Session Owner
In an HA active/active configuration, both firewalls
are active simultaneously, which means packets can be distributed
between them. Such distribution requires the firewalls to fulfill
two functions: session ownership and session setup. Typically, each
firewall of the pair performs one of these functions, thereby avoiding race
conditions that can occur in asymmetrically routed environments.
You configure the session owner of sessions to be either the
firewall that receives the First Packet of a new session from the
end host or the firewall that is in active-primary state (the Primary
device). If Primary device is configured, but the firewall that
receives the first packet is not in active-primary state, the firewall forwards
the packet to the peer firewall (the session owner) over the HA3
link.
The session owner performs all Layer 7 processing, such as App-ID,
Content-ID, and threat scanning for the session. The session owner
also generates all traffic logs for the session.
If the session owner fails, the peer firewall becomes the session
owner. The existing sessions fail over to the functioning firewall
and no Layer 7 processing is available for those sessions. When
a firewall recovers from a failure, by default, all sessions it
owned before the failure revert back to that original firewall;
Layer 7 processing does not resume.
If you configure session ownership to be Primary device, the
session setup defaults to Primary device also.

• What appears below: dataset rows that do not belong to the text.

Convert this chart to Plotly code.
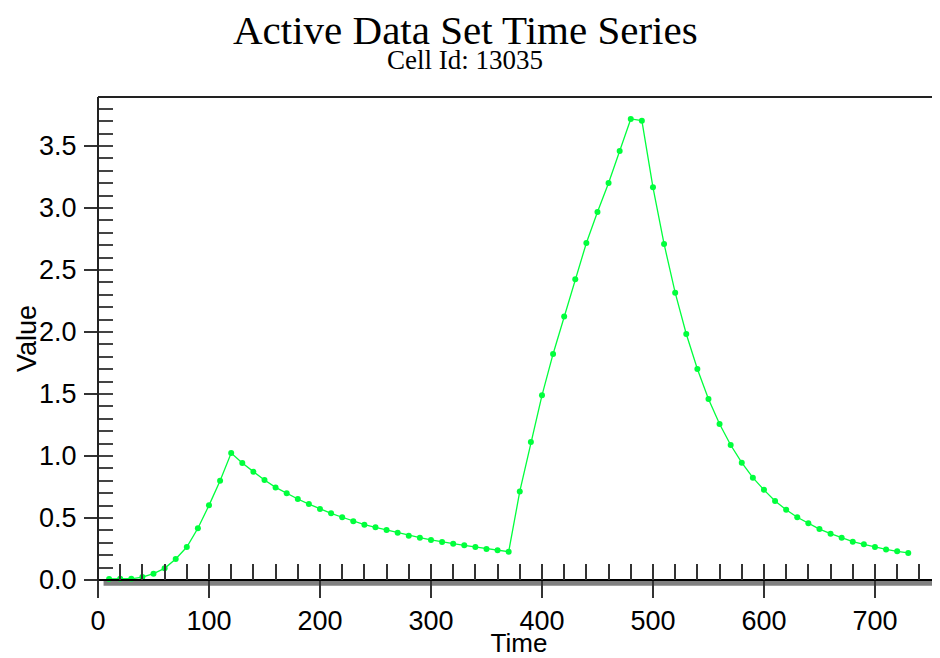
import plotly.graph_objects as go

# ---------------- data ----------------
time = [10, 20, 30, 40, 50, 60, 70, 80, 90, 100,
        110, 120, 130, 140, 150, 160, 170, 180, 190, 200,
        210, 220, 230, 240, 250, 260, 270, 280, 290, 300,
        310, 320, 330, 340, 350, 360, 370, 380, 390, 400,
        410, 420, 430, 440, 450, 460, 470, 480, 490, 500,
        510, 520, 530, 540, 550, 560, 570, 580, 590, 600,
        610, 620, 630, 640, 650, 660, 670, 680, 690, 700,
        710, 720, 730]
values = [0.008, 0.010, 0.010, 0.024, 0.051, 0.094, 0.169, 0.266, 0.417, 0.602,
          0.801, 1.024, 0.944, 0.874, 0.806, 0.747, 0.699, 0.653, 0.612, 0.573,
          0.538, 0.506, 0.473, 0.446, 0.425, 0.403, 0.382, 0.357, 0.341, 0.323,
          0.306, 0.293, 0.280, 0.266, 0.250, 0.239, 0.228, 0.714, 1.113, 1.489,
          1.823, 2.124, 2.426, 2.718, 2.968, 3.202, 3.460, 3.718, 3.704, 3.167,
          2.710, 2.317, 1.984, 1.702, 1.460, 1.258, 1.089, 0.946, 0.825, 0.727,
          0.638, 0.567, 0.506, 0.457, 0.411, 0.374, 0.341, 0.309, 0.288, 0.266,
          0.247, 0.231, 0.218]

title_text = "Active Data Set Time Series"
subtitle_text = "Cell Id: 13035"
x_title = "Time"
y_title = "Value"

x_range = [0, 758.6]
y_range = [-0.137, 3.895]
x_major = [0, 100, 200, 300, 400, 500, 600, 700]
x_minor = [20 * i for i in range(1, 38)]
y_major = [0.0, 0.5, 1.0, 1.5, 2.0, 2.5, 3.0, 3.5]
y_major_text = ["0.0", "0.5", "1.0", "1.5", "2.0", "2.5", "3.0", "3.5"]
y_minor = [round(0.1 * i, 1) for i in range(1, 39)]

# ---------------- styles ----------------
GREEN = "#00ff3c"
SANS = "Liberation Sans, Arial, sans-serif"
TICK_FONT = dict(family=SANS, size=27, color="black")
SERIF = "Liberation Serif, Times New Roman, serif"

x_axis_pos = (0 - y_range[0]) / (y_range[1] - y_range[0])

fig = go.Figure()
fig.add_trace(go.Scatter(
    x=time, y=values, mode="lines+markers",
    line=dict(color=GREEN, width=1.3),
    marker=dict(color=GREEN, size=6),
    showlegend=False, hoverinfo="x+y",
))
# empty trace to instantiate the overlay axes used for minor ticks
fig.add_trace(go.Scatter(x=[], y=[], xaxis="x2", yaxis="y2", showlegend=False))

# page body has an 8px default margin, so the figure is 8px smaller than the window
fig.update_layout(
    width=932, height=650,
    margin=dict(l=90, r=0, t=89, b=61, autoexpand=False),
    paper_bgcolor="white", plot_bgcolor="white",
    xaxis=dict(
        range=x_range, domain=[0, 1], anchor="free", position=x_axis_pos,
        automargin=False,
        showline=True, linecolor="black", linewidth=2,
        ticks="outside", ticklen=17, tickwidth=1.5, tickcolor="#333",
        tickvals=x_major, ticktext=[str(v) for v in x_major],
        tickfont=TICK_FONT, ticklabelstandoff=0,
        showgrid=False, zeroline=False,
        title=dict(text=x_title, font=dict(family=SANS, size=26, color="black"),
                   standoff=0),
    ),
    xaxis2=dict(
        range=x_range, domain=[0, 1], overlaying="x", anchor="free", position=x_axis_pos,
        automargin=False,
        showline=False, ticks="inside", ticklen=16, tickwidth=1.5, tickcolor="#333",
        tickvals=x_minor, showticklabels=False, showgrid=False, zeroline=False,
    ),
    yaxis=dict(
        range=y_range, domain=[0, 1], anchor="free", position=0,
        automargin=False,
        showline=True, linecolor="#222", linewidth=2,
        ticks="outside", ticklen=13, tickwidth=1.5, tickcolor="#333",
        tickvals=y_major, ticktext=y_major_text,
        tickfont=TICK_FONT, ticklabelstandoff=2,
        showgrid=False, zeroline=False,
    ),
    yaxis2=dict(
        range=y_range, domain=[0, 1], overlaying="y", anchor="free", position=0, side="left",
        automargin=False,
        showline=False, ticks="inside", ticklen=14, tickwidth=1.5, tickcolor="#444",
        tickvals=y_minor, showticklabels=False, showgrid=False, zeroline=False,
    ),
    shapes=[
        # grey shadow band under the time axis
        dict(type="rect", xref="x", yref="y", x0=5, x1=x_range[1], y0=-0.046, y1=0,
             fillcolor="#808080", line=dict(width=0), layer="below"),
        # top frame line
        dict(type="line", xref="paper", yref="paper", x0=0, x1=1, y0=1, y1=1,
             line=dict(color="#222", width=2)),
    ],
    annotations=[
        dict(text=title_text, xref="paper", yref="paper", x=0.436, y=1.085,
             xanchor="center", yanchor="bottom", showarrow=False,
             font=dict(family=SERIF, size=41, color="black")),
        dict(text=subtitle_text, xref="paper", yref="paper", x=0.436, y=1.041,
             xanchor="center", yanchor="bottom", showarrow=False,
             font=dict(family=SERIF, size=27, color="black")),
        dict(text=y_title, xref="paper", yref="paper", x=-0.0843, y=0.516,
             xanchor="center", yanchor="middle", textangle=-90, showarrow=False,
             font=dict(family=SANS, size=27, color="black")),
    ],
)

fig.write_html("out.html")
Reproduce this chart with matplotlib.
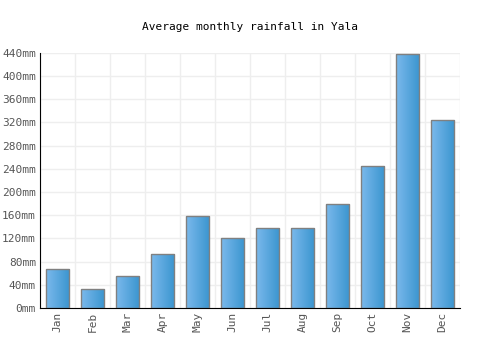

Palo Alto Networks recommends setting
the Session Owner to First Packet and the Session Setup to IP Modulo
unless otherwise indicated in a specific use case. Setting the Session
Owner to First Packet reduces traffic across the HA3 link and helps
distribute the dataplane load across peers.
Setting Session Owner and Session Setup to Primary Device
causes the active-primary firewall to perform all traffic processing.